Kia ora Winston,
I know we still haven’t managed to have that long-promised lunch to unpack the true meaning of the term woke which, given your political instincts, I suspect you secretly enjoy throwing around just to keep everyone on their toes.
But before we sit down over a steaming plate of puha to have that kōrero, (see what I did there) I was wondering if I could add another topic to the agenda: the use of Māori on the New Zealand passport.
It seems, somehow, that the order of two words on a travel document now ranks among the great political battlegrounds of our time. Forget the cost-of-living crisis. Forget child poverty. Forget the price of butter which, somehow, has become a handy distraction from the real costs hitting household budgets. Rent, insurance, petrol, electricity, rates. You know, those things we don’t have any option about paying.
And that’s what’s confusing me. I find it difficult to believe that in times like those we are currently facing, what matters most to you, and Brooke van Velden, is whether our passports say New Zealand Aotearoa or Aotearoa New Zealand. I know Brooke won’t be coming to share kai with us (sorry did it again) but there is a bit to discuss here don’t you think?
You and I both travel. I’ve got the older passport that leads with New Zealand. My son has the updated version that begins with Aotearoa. And miraculously, we both manage to get through international border controls all over the world. In the last month that included, Dubai, Paris, Lisbon, Seville, Belfast and Dublin. No panic. No confusion. Just a couple of kiwi travellers doing what travellers do. Handing over our passports to show where we come from.
So, if no one at the border seems to care which name comes first, is this really the debate we need to be having here in Aotearoa New Zealand? Maybe when we do sit down for that lunch, we could have a better one: where did the name New Zealand come from in the first place?

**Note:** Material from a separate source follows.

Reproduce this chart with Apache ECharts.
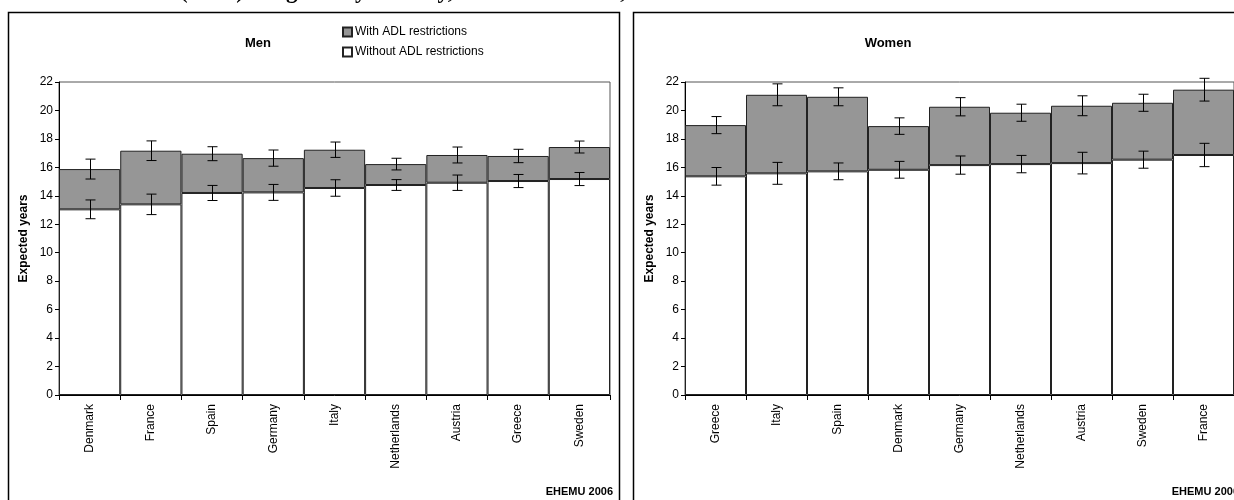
<!DOCTYPE html>
<html>
<head>
<meta charset="utf-8">
<script src="https://cdn.jsdelivr.net/npm/echarts@6/dist/echarts.min.js"></script>
<style>html,body{margin:0;padding:0;background:#fff;}#chart{width:1234px;height:500px;}</style>
</head>
<body>
<div id="chart"></div>
<script>
// ---------- data ----------
const menCountries = ['Denmark','France','Spain','Germany','Italy','Netherlands','Austria','Greece','Sweden'];
const menWithout   = [13.05, 13.40, 14.20, 14.24, 14.55, 14.76, 14.92, 15.04, 15.18];
const menWith      = [2.83, 3.77, 2.76, 2.41, 2.69, 1.47, 1.95, 1.76, 2.25];
const menErrWithout= [0.66, 0.72, 0.53, 0.56, 0.58, 0.38, 0.54, 0.46, 0.46];
const menErrTotal  = [0.70, 0.69, 0.49, 0.57, 0.54, 0.41, 0.56, 0.47, 0.42];

const womenCountries = ['Greece','Italy','Spain','Denmark','Germany','Netherlands','Austria','Sweden','France'];
const womenWithout   = [15.37, 15.58, 15.72, 15.83, 16.16, 16.23, 16.30, 16.54, 16.87];
const womenWith      = [3.60, 5.52, 5.24, 3.07, 4.10, 3.61, 4.03, 4.00, 4.59];
const womenErrWithout= [0.62, 0.77, 0.59, 0.59, 0.64, 0.61, 0.76, 0.60, 0.82];
const womenErrTotal  = [0.60, 0.77, 0.63, 0.58, 0.64, 0.60, 0.70, 0.60, 0.80];

const yTicks = {min: 0, max: 22, interval: 2};
const seriesNames = ['With ADL restrictions', 'Without ADL restrictions'];
const panelTitles = ['Men', 'Women'];
const sourceNote = 'EHEMU 2006';
const topTitle = '(HLE) at age 65 by country, men and women, 2001';

// ---------- chart ----------
const FONT = 'Arial, "Liberation Sans", sans-serif';
const GRAY = '#969696';

function errData(without, withv, errW, errT) {
  const out = [];
  for (let i = 0; i < without.length; i++) {
    out.push([i, without[i], errW[i]]);
    out.push([i, without[i] + withv[i], errT[i]]);
  }
  return out;
}

function renderErr(params, api) {
  const i = api.value(0), c = api.value(1), e = api.value(2);
  const top = api.coord([i, c + e]);
  const bot = api.coord([i, c - e]);
  const x = Math.round(top[0]) + 0.5;
  const cap = 5;
  const st = {stroke: '#000', lineWidth: 1};
  return {
    type: 'group',
    children: [
      {type: 'line', shape: {x1: x, y1: top[1], x2: x, y2: bot[1]}, style: st},
      {type: 'line', shape: {x1: x - cap, y1: top[1], x2: x + cap, y2: top[1]}, style: st},
      {type: 'line', shape: {x1: x - cap, y1: bot[1], x2: x + cap, y2: bot[1]}, style: st}
    ]
  };
}

function xAxisFor(cats, gi) {
  return {
    type: 'category', gridIndex: gi, data: cats,
    axisLine: {lineStyle: {color: '#000', width: 1}},
    axisTick: {show: true, length: 5, lineStyle: {color: '#000'}},
    axisLabel: {rotate: 90, interval: 0, color: '#000', fontFamily: FONT, fontSize: 12, margin: 9}
  };
}
function yAxisFor(gi) {
  return {
    type: 'value', gridIndex: gi, min: yTicks.min, max: yTicks.max, interval: yTicks.interval,
    name: 'Expected years', nameLocation: 'middle', nameGap: 29,
    nameTextStyle: {fontFamily: FONT, fontSize: 12, fontWeight: 'bold', color: '#000'},
    axisLine: {show: true, lineStyle: {color: '#000', width: 1}},
    axisTick: {show: true, length: 4, lineStyle: {color: '#000'}},
    axisLabel: {color: '#000', fontFamily: FONT, fontSize: 12, margin: 6},
    splitLine: {show: false}
  };
}

const barStyleWith = {color: GRAY, borderColor: '#222', borderWidth: 1};
const barStyleWithout = {color: '#fff', borderColor: '#222', borderWidth: 1};

const option = {
  animation: false,
  backgroundColor: '#fff',
  grid: [
    {left: 59, top: 82, width: 551, height: 313, show: true, borderColor: '#555', borderWidth: 1},
    {left: 685, top: 82, width: 551, height: 313, show: true, borderColor: '#555', borderWidth: 1}
  ],
  xAxis: [xAxisFor(menCountries, 0), xAxisFor(womenCountries, 1)],
  yAxis: [yAxisFor(0), yAxisFor(1)],
  legend: {
    data: seriesNames, orient: 'vertical', left: 337, top: 21, itemGap: 8,
    itemWidth: 9, itemHeight: 9, icon: 'rect',
    textStyle: {fontFamily: FONT, fontSize: 12, color: '#000', padding: [0, 0, 0, -2]}
  },
  series: [
    {name: seriesNames[1], type: 'bar', xAxisIndex: 0, yAxisIndex: 0, stack: 'm', data: menWithout,
      barCategoryGap: '0%', itemStyle: barStyleWithout},
    {name: seriesNames[0], type: 'bar', xAxisIndex: 0, yAxisIndex: 0, stack: 'm', data: menWith,
      barCategoryGap: '0%', itemStyle: barStyleWith},
    {name: seriesNames[1], type: 'bar', xAxisIndex: 1, yAxisIndex: 1, stack: 'w', data: womenWithout,
      barCategoryGap: '0%', itemStyle: barStyleWithout},
    {name: seriesNames[0], type: 'bar', xAxisIndex: 1, yAxisIndex: 1, stack: 'w', data: womenWith,
      barCategoryGap: '0%', itemStyle: barStyleWith},
    {type: 'custom', xAxisIndex: 0, yAxisIndex: 0, clip: false, z: 5,
      data: errData(menWithout, menWith, menErrWithout, menErrTotal),
      encode: {x: 0, y: 1}, renderItem: renderErr},
    {type: 'custom', xAxisIndex: 1, yAxisIndex: 1, clip: false, z: 5,
      data: errData(womenWithout, womenWith, womenErrWithout, womenErrTotal),
      encode: {x: 0, y: 1}, renderItem: renderErr}
  ],
  graphic: [
    {type: 'rect', shape: {x: 8.5, y: 12.5, width: 611, height: 520},
      style: {fill: 'none', stroke: '#000', lineWidth: 1.5}, z: 0},
    {type: 'rect', shape: {x: 633.5, y: 12.5, width: 612, height: 520},
      style: {fill: 'none', stroke: '#000', lineWidth: 1.5}, z: 0},
    {type: 'text', x: 180, y: 4, style: {text: topTitle, fill: '#000',
      font: 'bold 23px "Times New Roman", "Liberation Serif", serif', textAlign: 'left', textVerticalAlign: 'bottom'}},
    {type: 'text', x: 258, y: 43, style: {text: panelTitles[0], fill: '#000',
      font: 'bold 13px ' + FONT, textAlign: 'center', textVerticalAlign: 'middle'}},
    {type: 'text', x: 888, y: 43, style: {text: panelTitles[1], fill: '#000',
      font: 'bold 13px ' + FONT, textAlign: 'center', textVerticalAlign: 'middle'}},
    {type: 'text', x: 613, y: 492, style: {text: sourceNote, fill: '#000',
      font: 'bold 11px ' + FONT, textAlign: 'right', textVerticalAlign: 'middle'}},
    {type: 'text', x: 1239, y: 492, style: {text: sourceNote, fill: '#000',
      font: 'bold 11px ' + FONT, textAlign: 'right', textVerticalAlign: 'middle'}}
  ]
};

const chart = echarts.init(document.getElementById('chart'), null, {renderer: 'canvas'});
chart.setOption(option);
</script>
</body>
</html>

No, instead Dutch cartographers back in Europe dubbed it Nova Zeelandia, after their own province of Zeeland. A flat, soggy region famous for its’ windmills, dykes, cheese, tulips and canals. Not a single Pohutukawa tree in sight.
I don’t know about you, but I’m not sure windmills and cheese wheels quite capture the essence of who we are. And yet somehow, this adopted name, bestowed by men who didn’t even disembark, has become sacrosanct to some, while Aotearoa, a name used to describe this land for centuries before Tasman turned up, is treated by some as irrelevant, with little or no place in our history.
But I do think you and I will be able to find a few things in common when we get to this part of our korero. I actually don’t know why the order on the passport was changed in the first place. I quite like the old cover on my passport, where Aotearoa sits below New Zealand.
In fact, one could argue that having Aotearoa beneath New Zealand is symbolic. That it reflects the foundation, the whenua, on which this nation was built. Recognising that Aotearoa was here first and we built a new nation, together, on top of that foundation.
I hope you don’t think that is too woke of me.
This isn’t just about your argument to change it back. The same argument could have, and perhaps should have, been made when someone decided to make the first change. But now it’s become an ideological battle, not a discussion. It’s less about identity and more about headlines.
But surely this is not a debate that belongs on the front pages, and certainly not in Parliament’s time. It looks like a turf war between two minority parties fighting over the same narrow band of voters. Voters you both need to stay above that 5% barrier that, in the current MMP environment, gives minority parties, on both sides, far more power than was ever intended. A power that has led to a growing division between us that will ultimately weaken us as a nation the world looks up to.
If you're looking for what a modern, unified New Zealand looks like, I suggest you go back and watch Michaela Sokolich-Beatson’s post-match speech after the Northern Mystics v Tactix netball final last weekend. Michaela spoke beautifully, switching naturally between English and te reo Māori. It was moving, eloquent and powerful. It showed that both languages, both cultures, are now a part of who she is.
And then her team delivered a haka. When Michaela Sokolich-Beatson and her team stood after their loss and delivered that haka, it wasn’t a challenge. In Māori culture it’s a gesture of honour and pride. A way to acknowledge their opponents, their teammates, and the community they represent. It was powerful because it wasn’t about the scoreboard, it was about identity, unity, and respect. That haka didn’t just mark the end of a match. It marked who we are now.
So, Winston, about that lunch. Let’s talk woke. Let’s talk passports. But more importantly, let’s talk about how we shift the focus back to the real work that needs doing, on both sides of the House.